The selection of shoes and stockings is the next most important factor associated with lower ex t remit y disorders. Comfortable and properly fitted footwear is essential in reducing fatigue and discomfort in lower extremities for workers who stand for extended periods. The foot bed should have a cushion to protect the foot from hard surfaces and be arched to properly support the foot.
The functions of the shoe midsole and outsole are mainly to provide shock absorption, friction, and to reduce the foot impact force when walking. The shoe-sole material and thickness influence the shock absorption effectiveness. Wearing viscoelastic (gel like) material in soles can relieve leg and foot pain for extended-standing workers.

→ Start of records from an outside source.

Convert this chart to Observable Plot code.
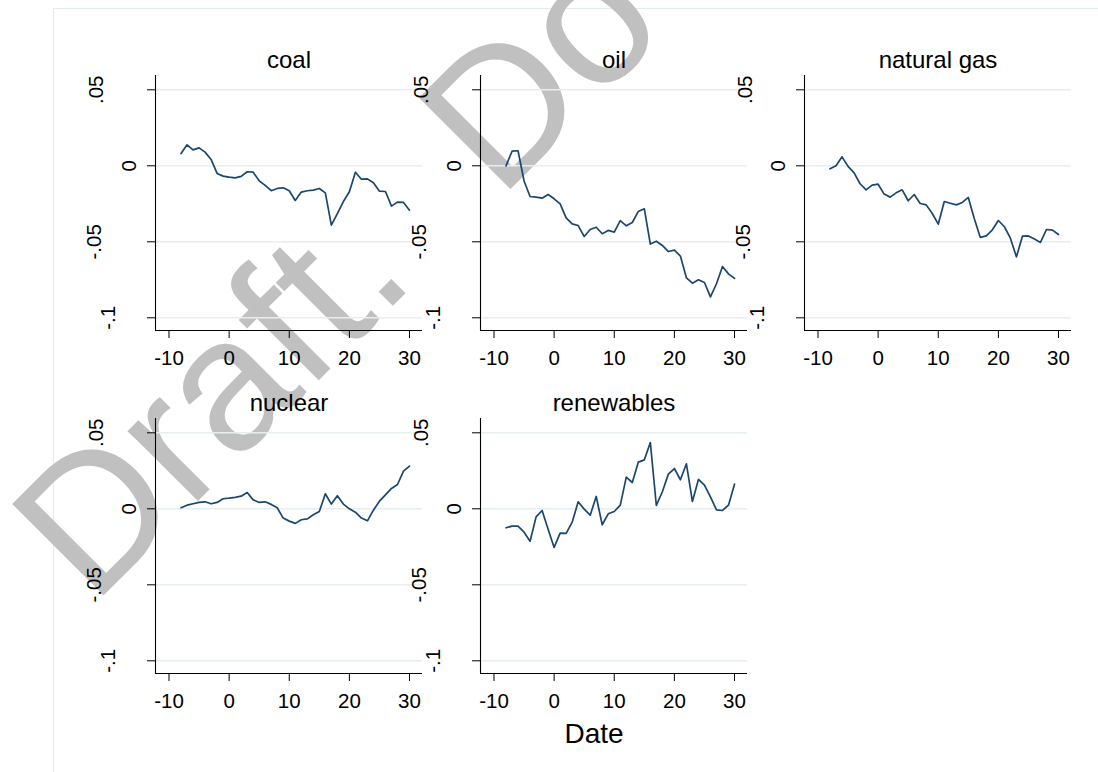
<!DOCTYPE html>
<html>
<head>
<meta charset="utf-8">
<script src="https://cdn.jsdelivr.net/npm/d3@7"></script>
<script src="https://cdn.jsdelivr.net/npm/@observablehq/plot@0.6"></script>
<style>
  html, body { margin: 0; padding: 0; background: #ffffff; }
  #root { position: relative; width: 1098px; height: 772px; overflow: hidden; font-family: "Liberation Sans", Arial, sans-serif; }
</style>
</head>
<body>
<div id="root"></div>
<script>
// ---------------- data ----------------
const dates = [-8,-7,-6,-5,-4,-3,-2,-1,0,1,2,3,4,5,6,7,8,9,10,11,12,13,14,15,16,17,18,19,20,21,22,23,24,25,26,27,28,29,30];

const coal = [0.0081,0.0138,0.0105,0.0118,0.0090,0.0042,-0.0050,-0.0068,-0.0075,-0.0079,-0.0070,-0.0039,-0.0042,-0.0099,-0.0129,-0.0164,-0.0149,-0.0145,-0.0164,-0.0228,-0.0173,-0.0164,-0.0160,-0.0149,-0.0178,-0.0390,-0.0314,-0.0235,-0.0171,-0.0042,-0.0088,-0.0086,-0.0112,-0.0167,-0.0169,-0.0265,-0.0239,-0.0241,-0.0292];

const oil = [0.0000,0.0096,0.0099,-0.0100,-0.0202,-0.0206,-0.0213,-0.0189,-0.0217,-0.0250,-0.0342,-0.0382,-0.0393,-0.0465,-0.0419,-0.0404,-0.0447,-0.0425,-0.0436,-0.0360,-0.0395,-0.0373,-0.0300,-0.0283,-0.0515,-0.0496,-0.0524,-0.0564,-0.0555,-0.0594,-0.0737,-0.0772,-0.0750,-0.0768,-0.0862,-0.0776,-0.0662,-0.0711,-0.0741];

const naturalGas = [-0.0020,0.0000,0.0059,-0.0004,-0.0046,-0.0118,-0.0158,-0.0127,-0.0121,-0.0186,-0.0206,-0.0178,-0.0158,-0.0230,-0.0189,-0.0248,-0.0257,-0.0314,-0.0384,-0.0235,-0.0246,-0.0257,-0.0241,-0.0208,-0.0349,-0.0471,-0.0461,-0.0421,-0.0360,-0.0401,-0.0476,-0.0599,-0.0463,-0.0461,-0.0482,-0.0504,-0.0419,-0.0423,-0.0452];

const nuclear = [0.0007,0.0024,0.0033,0.0042,0.0046,0.0033,0.0042,0.0066,0.0070,0.0075,0.0083,0.0107,0.0059,0.0042,0.0046,0.0029,0.0007,-0.0061,-0.0081,-0.0096,-0.0072,-0.0066,-0.0039,-0.0018,0.0099,0.0031,0.0086,0.0031,0.0000,-0.0022,-0.0061,-0.0079,-0.0009,0.0050,0.0092,0.0134,0.0160,0.0248,0.0281];

const renewables = [-0.0125,-0.0114,-0.0114,-0.0154,-0.0213,-0.0053,-0.0011,-0.0134,-0.0254,-0.0160,-0.0162,-0.0088,0.0046,-0.0002,-0.0042,0.0081,-0.0105,-0.0033,-0.0018,0.0024,0.0208,0.0173,0.0307,0.0322,0.0436,0.0022,0.0112,0.0228,0.0265,0.0191,0.0296,0.0048,0.0193,0.0156,0.0079,-0.0007,-0.0011,0.0024,0.0162];

const panelTitles = ["coal", "oil", "natural gas", "nuclear", "renewables"];
const xTicks = [-10, 0, 10, 20, 30];
const yTicks = [0.05, 0, -0.05, -0.1];
const yTickLabels = [".05", "0", "-.05", "-.1"];
const xAxisTitle = "Date";
const watermarkParts = ["Draft.", "Do not cite"];

// ---------------- layout / style ----------------
const series = [coal, oil, naturalGas, nuclear, renewables];
const FONT = "'Liberation Sans', Arial, Helvetica, sans-serif";
const lineColor = "#1a476f";
const gridColor = "#e6eef0";
const PW = 267, PH = 255, ML = 100, MR = 10, MT = 50, MB = 50;
const xDomain = [-12.245, 32.16];
const yDomain = [-0.10835, 0.05941];
const panelLeft = [154.5, 479.5, 804, 154.5, 479.5];
const panelTop = [75, 75, 75, 418, 418];

// Stata-like placement of vertical y labels (distance from axis depends on label)
function labelOffset(s) {
  let o = 12;
  for (const ch of s) o += ch === "." ? 18 : ch === "-" ? 2.5 : 14.5;
  return o;
}

const root = document.getElementById("root");

// background layer: graph-region border + watermark + x title
root.innerHTML = `
<svg width="1098" height="772" style="position:absolute;left:0;top:0" font-family="${FONT}">
  <rect x="0" y="0" width="1098" height="772" fill="#ffffff"/>
  <path d="M53.5,772 L53.5,8.5 L1098,8.5" fill="none" stroke="#e3ecee" stroke-width="1.2"/>
  <text x="92.8" y="606.2" transform="rotate(-45 92.8 606.2)" font-size="188" fill="#c0c0c0">${watermarkParts[0]}</text>
  <text x="499.4" y="199.9" transform="rotate(-45 499.4 199.9)" font-size="188" fill="#c0c0c0">${watermarkParts[1]}</text>
</svg>`;

series.forEach((vals, i) => {
  const data = dates.map((t, j) => ({t, v: vals[j]}));
  const chart = Plot.plot({
    width: ML + PW + MR,
    height: MT + PH + MB,
    marginLeft: ML, marginRight: MR, marginTop: MT, marginBottom: MB,
    x: {domain: xDomain},
    y: {domain: yDomain},
    style: {background: "transparent", overflow: "visible", fontFamily: FONT, color: "black"},
    marks: [
      Plot.gridY({ticks: yTicks, stroke: gridColor, strokeOpacity: 1, strokeWidth: 1.5}),
      Plot.axisX({ticks: xTicks, tickSize: 8, tickPadding: 12, tickFormat: d => String(d), fontSize: 20.5, label: null}),
      Plot.axisY({ticks: yTicks, tickSize: 8, tickFormat: () => "", label: null}),
      ...yTicks.map((tk, k) => Plot.text([tk], {
        y: d => d, text: () => yTickLabels[k], frameAnchor: "left",
        rotate: -90, dx: -labelOffset(yTickLabels[k]),
        textAnchor: "middle", lineAnchor: "middle", fontSize: 20.5, fill: "black"
      })),
      Plot.ruleX([xDomain[0]], {stroke: "black", strokeWidth: 1.1}),
      Plot.ruleY([yDomain[0]], {stroke: "black", strokeWidth: 1.1}),
      Plot.line(data, {x: "t", y: "v", stroke: lineColor, strokeWidth: 1.7}),
      Plot.text([panelTitles[i]], {text: d => d, frameAnchor: "top", lineAnchor: "bottom", dy: -8, fontSize: 24, fill: "black"})
    ]
  });
  chart.style.position = "absolute";
  chart.style.left = (panelLeft[i] - ML) + "px";
  chart.style.top = (panelTop[i] - MT) + "px";
  root.appendChild(chart);
});

// x-axis title
const t = document.createElementNS("http://www.w3.org/2000/svg", "svg");
t.setAttribute("width", "1098"); t.setAttribute("height", "772");
t.style.position = "absolute"; t.style.left = "0"; t.style.top = "0"; t.style.pointerEvents = "none";
t.innerHTML = `<text x="594" y="743" text-anchor="middle" font-size="28" font-family="${FONT}" fill="black">${xAxisTitle}</text>`;
root.appendChild(t);
</script>
</body>
</html>
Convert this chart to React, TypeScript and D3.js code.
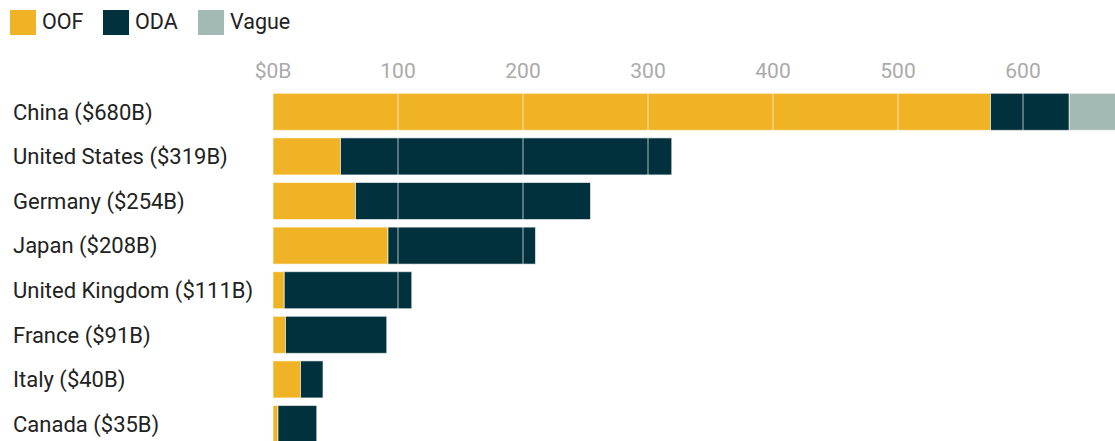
import React from "react";
import * as d3 from "d3";

const countries = ["China", "United States", "Germany", "Japan", "United Kingdom", "France", "Italy", "Canada"];
const totals = [680, 319, 254, 208, 111, 91, 40, 35];
const oof = [574, 54, 66, 92, 9, 10, 22, 4];
const oda = [63, 265, 188, 118, 102, 81, 18, 31];
const vague = [43, 0, 0, 0, 0, 0, 0, 0];
const seriesKeys = ["OOF", "ODA", "Vague"];
const seriesColors = ["#efb325", "#01313c", "#a3bab4"];
const ticks = [0, 100, 200, 300, 400, 500, 600];

export default function App() {
  const W = 1115, H = 441;
  const x = d3.scaleLinear().domain([0, 600]).range([273, 1023]);
  const pad = 0.17;
  const step = 44.6;
  const y = d3.scaleBand().domain(countries).range([93.3, 93.3 + step * (countries.length - pad)]).paddingInner(pad).paddingOuter(0);
  const rows = countries.map((c, i) => ({ c, OOF: oof[i], ODA: oda[i], Vague: vague[i] }));
  const stack = d3.stack<any>().keys(seriesKeys)(rows);
  const font = "Roboto, sans-serif";
  const legendX = [10, 103, 198];
  return (
    <svg width={W} height={H} style={{ position: "absolute", left: 0, top: 0 }} fontFamily={font}>
      {seriesKeys.map((k, i) => (
        <g key={k}>
          <rect x={legendX[i]} y={10} width={26} height={25} fill={seriesColors[i]} />
          <text x={legendX[i] + 32} y={21.5} dy="0.35em" fontSize={21.5} fill="#222">{k}</text>
        </g>
      ))}
      {ticks.map((t) => (
        <text key={t} x={x(t)} y={71} dy="0.35em" fontSize={21} fill="#aaa" textAnchor="middle">
          {t === 0 ? "$0B" : t}
        </text>
      ))}
      {stack.map((s, si) => (
        <g key={s.key} fill={seriesColors[si]}>
          {s.map((d: any, i: number) => (
            d[1] - d[0] > 0 ? (
              <rect key={i} x={x(d[0])} y={y(countries[i])} width={x(d[1]) - x(d[0])} height={y.bandwidth()}
                stroke="rgba(255,255,255,0.6)" strokeWidth={1} />
            ) : null
          ))}
        </g>
      ))}
      {ticks.filter((t) => t > 0).map((t) => (
        <g key={t}>
          {countries.map((c, i) => (
            totals[i] > t ? (
              <line key={c} x1={x(t)} x2={x(t)} y1={y(c)} y2={(y(c) as number) + y.bandwidth()} stroke="rgba(255,255,255,0.45)" strokeWidth={1.5} />
            ) : null
          ))}
        </g>
      ))}
      {countries.map((c, i) => (
        <text key={c} x={13} y={(y(c) as number) + y.bandwidth() / 2} dy="0.35em" fontSize={22} fill="#222">
          {`${c} ($${totals[i]}B)`}
        </text>
      ))}
    </svg>
  );
}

The dimensions of shoe shape, such as instep height, toe box depth, and forefoot breadth, affect footwear comfort. For example, a narrow toe box tends to increase the strain on the medial side of the forefoot, and thus, it is recommended that standing workers should wear shoes with a wide toe box. Heel height also has an effect on the foot pressure distribution and vertical impact force. Reports indicated that high heel height generates greater vertical impact force, whereas flat shoes tend to produce lower impact force. Heel height also affects the ankle movement, muscle activity, center of gravity, and ground reaction force (GRF) patterns. Shoes should be designed with arch support to reduce muscle fatigue in the calf and disperse arch pressure across the foot.
Shoes should have outsoles with 1.5 cm (about ⅔ inches) thickness in the metatarsal zone in order to produce lower metatarsal pressure, vertical impact force, and reduce low back discomfort. Shoes should have soft leather uppers to encase and protect the feet while allowing the foot to breathe and midsoles made from ethylene vinyl acetate (EVA) or polyurethane (PU) materials that increase whole body and foot comfort. Shoe outsoles should be designed with heel height between 1.8 and 3.6 cm to generate lower heel pressure and vertical impact force in the forefoot and to reduce ankle discomfort. Some key features to consider when purchasing shoe are listed in Table 1.
Prolonged upright postures tend to disrupt the circulation of the lower leg and reduce the effectiveness of venous–muscle pump mechanisms. It has been shown that wearing compression hosiery can enhance venous return, and alleviate edema. Compression hosiery also demonstrated a positive effect on reducing the subjective feelings of discomfort in the lower back, knee, calf, and in the metatarsal and heel regions.
Walking and standing for long periods of time puts excessive strain on the lower extremities. Over the past several years there has been a trend for nurses to work longer hours and this is leading to an increase in adverse health effects. Occupational health practitioners need to take a proactive approach with both management and nurses to convince them to seek alternatives in work practices, footwear selection and facility design.